** Begin STORED DATA **
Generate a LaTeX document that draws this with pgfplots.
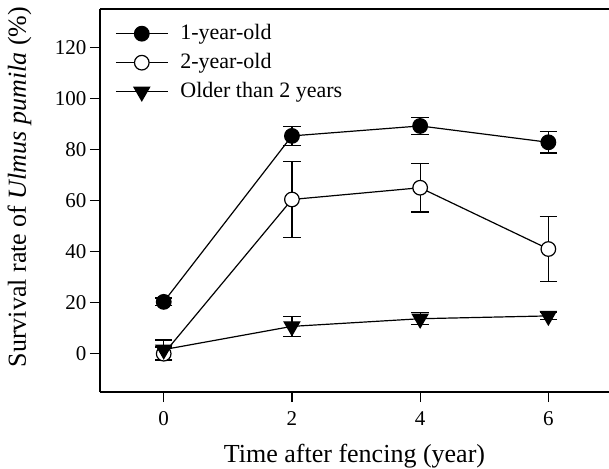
\documentclass[border=0pt]{standalone}
\usepackage{fontspec}
\setmainfont{Liberation Serif}
\usepackage{pgfplots}
\pgfplotsset{compat=1.18}
\begin{document}
\begin{tikzpicture}
\begin{axis}[
  name=ax,
  scale only axis,
  width=509bp, height=383bp,
  xmin=-0.994, xmax=6.946,
  ymin=-15, ymax=135,
  axis x line=box, axis y line=left,
  axis line style={-, line width=1.2bp, black},
  xtick={0,2,4,6}, ytick={0,20,40,60,80,100,120},
  xtick pos=left, ytick pos=left,
  tick align=outside,
  major tick length=10bp,
  tick style={line width=1.2bp, black},
  /pgf/number format/assume math mode=true,
  ticklabel style={font=\fontsize{21bp}{24bp}\selectfont},
  xticklabel style={yshift=-6bp},
  label style={font=\fontsize{26bp}{30bp}\selectfont},
  xlabel={Time after fencing (year)},
  xlabel style={at={(rel axis cs:0.5,0)}, anchor=base, yshift=-70.7bp},
  ylabel={Survival rate of \textit{Ulmus pumila} (\%)},
  ylabel style={at={(rel axis cs:-0.1454,0.535)}, anchor=base},
  legend style={draw=none, fill=none, at={(rel axis cs:0,1)}, anchor=north west,
    xshift=12bp, yshift=-10bp,
    font=\fontsize{22bp}{26bp}\selectfont,
    nodes={inner sep=2bp, text height=16bp, text depth=5bp},
    row sep=4bp,
    /tikz/every odd column/.append style={column sep=10bp}},
  legend cell align=left,
  legend image code/.code={\draw[mark repeat=2,mark phase=2] plot coordinates {(0bp,0bp) (26bp,0bp) (52bp,0bp)};},
]
\addplot[black, line width=1.2bp, mark=*, mark size=7.3bp, mark options={fill=black, solid},
  error bars/.cd, y dir=both, y explicit,
  error bar style={line width=1.2bp, black},
  error mark options={rotate=90, mark size=8.7bp, line width=1.2bp, black}]
  coordinates {(0,20.3) +- (0,1.5) (2,85.3) +- (0,3.7) (4,89.2) +- (0,3.2) (6,82.8) +- (0,4.2)};
\addlegendentry{1-year-old}
\addplot[black, line width=1.2bp, mark=*, mark size=7.3bp, mark options={fill=white, solid},
  error bars/.cd, y dir=both, y explicit,
  error bar style={line width=1.2bp, black},
  error mark options={rotate=90, mark size=8.7bp, line width=1.2bp, black}]
  coordinates {(0,0) +- (0,2.6) (2,60.4) +- (0,15) (4,65) +- (0,9.5) (6,41) +- (0,12.6)};
\addlegendentry{2-year-old}
\addplot[black, line width=1.2bp, mark=triangle*, mark size=9bp, mark options={fill=black, solid, rotate=180},
  error bars/.cd, y dir=both, y explicit,
  error bar style={line width=1.2bp, black},
  error mark options={rotate=90, mark size=8.7bp, line width=1.2bp, black}]
  coordinates {(0,1.6) +- (0,3.8) (2,10.7) +- (0,4) (4,13.7) +- (0,2.3) (6,14.8) +- (0,1.5)};
\addlegendentry{Older than 2 years}
\coordinate (bl) at (rel axis cs:0,0);
\coordinate (tr) at (rel axis cs:1,1);
\end{axis}
\pgfresetboundingbox
\path[use as bounding box] ([shift={(-100bp,-77bp)}]bl) rectangle ([shift={(0bp,9bp)}]tr);
\end{tikzpicture}
\end{document}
** End STORED DATA **
#### DO THIS
Each line of the data should be quoted exactly, with pictures left out.

#### FINISHED EXERCISE
Generate a LaTeX document that draws this with pgfplots.
\documentclass[border=0pt]{standalone}
\usepackage{fontspec}
\setmainfont{Liberation Serif}
\usepackage{pgfplots}
\pgfplotsset{compat=1.18}
\begin{document}
\begin{tikzpicture}
\begin{axis}[
  name=ax,
  scale only axis,
  width=509bp, height=383bp,
  xmin=-0.994, xmax=6.946,
  ymin=-15, ymax=135,
  axis x line=box, axis y line=left,
  axis line style={-, line width=1.2bp, black},
  xtick={0,2,4,6}, ytick={0,20,40,60,80,100,120},
  xtick pos=left, ytick pos=left,
  tick align=outside,
  major tick length=10bp,
  tick style={line width=1.2bp, black},
  /pgf/number format/assume math mode=true,
  ticklabel style={font=\fontsize{21bp}{24bp}\selectfont},
  xticklabel style={yshift=-6bp},
  label style={font=\fontsize{26bp}{30bp}\selectfont},
  xlabel={Time after fencing (year)},
  xlabel style={at={(rel axis cs:0.5,0)}, anchor=base, yshift=-70.7bp},
  ylabel={Survival rate of \textit{Ulmus pumila} (\%)},
  ylabel style={at={(rel axis cs:-0.1454,0.535)}, anchor=base},
  legend style={draw=none, fill=none, at={(rel axis cs:0,1)}, anchor=north west,
    xshift=12bp, yshift=-10bp,
    font=\fontsize{22bp}{26bp}\selectfont,
    nodes={inner sep=2bp, text height=16bp, text depth=5bp},
    row sep=4bp,
    /tikz/every odd column/.append style={column sep=10bp}},
  legend cell align=left,
  legend image code/.code={\draw[mark repeat=2,mark phase=2] plot coordinates {(0bp,0bp) (26bp,0bp) (52bp,0bp)};},
]
\addplot[black, line width=1.2bp, mark=*, mark size=7.3bp, mark options={fill=black, solid},
  error bars/.cd, y dir=both, y explicit,
  error bar style={line width=1.2bp, black},
  error mark options={rotate=90, mark size=8.7bp, line width=1.2bp, black}]
  coordinates {(0,20.3) +- (0,1.5) (2,85.3) +- (0,3.7) (4,89.2) +- (0,3.2) (6,82.8) +- (0,4.2)};
\addlegendentry{1-year-old}
\addplot[black, line width=1.2bp, mark=*, mark size=7.3bp, mark options={fill=white, solid},
  error bars/.cd, y dir=both, y explicit,
  error bar style={line width=1.2bp, black},
  error mark options={rotate=90, mark size=8.7bp, line width=1.2bp, black}]
  coordinates {(0,0) +- (0,2.6) (2,60.4) +- (0,15) (4,65) +- (0,9.5) (6,41) +- (0,12.6)};
\addlegendentry{2-year-old}
\addplot[black, line width=1.2bp, mark=triangle*, mark size=9bp, mark options={fill=black, solid, rotate=180},
  error bars/.cd, y dir=both, y explicit,
  error bar style={line width=1.2bp, black},
  error mark options={rotate=90, mark size=8.7bp, line width=1.2bp, black}]
  coordinates {(0,1.6) +- (0,3.8) (2,10.7) +- (0,4) (4,13.7) +- (0,2.3) (6,14.8) +- (0,1.5)};
\addlegendentry{Older than 2 years}
\coordinate (bl) at (rel axis cs:0,0);
\coordinate (tr) at (rel axis cs:1,1);
\end{axis}
\pgfresetboundingbox
\path[use as bounding box] ([shift={(-100bp,-77bp)}]bl) rectangle ([shift={(0bp,9bp)}]tr);
\end{tikzpicture}
\end{document}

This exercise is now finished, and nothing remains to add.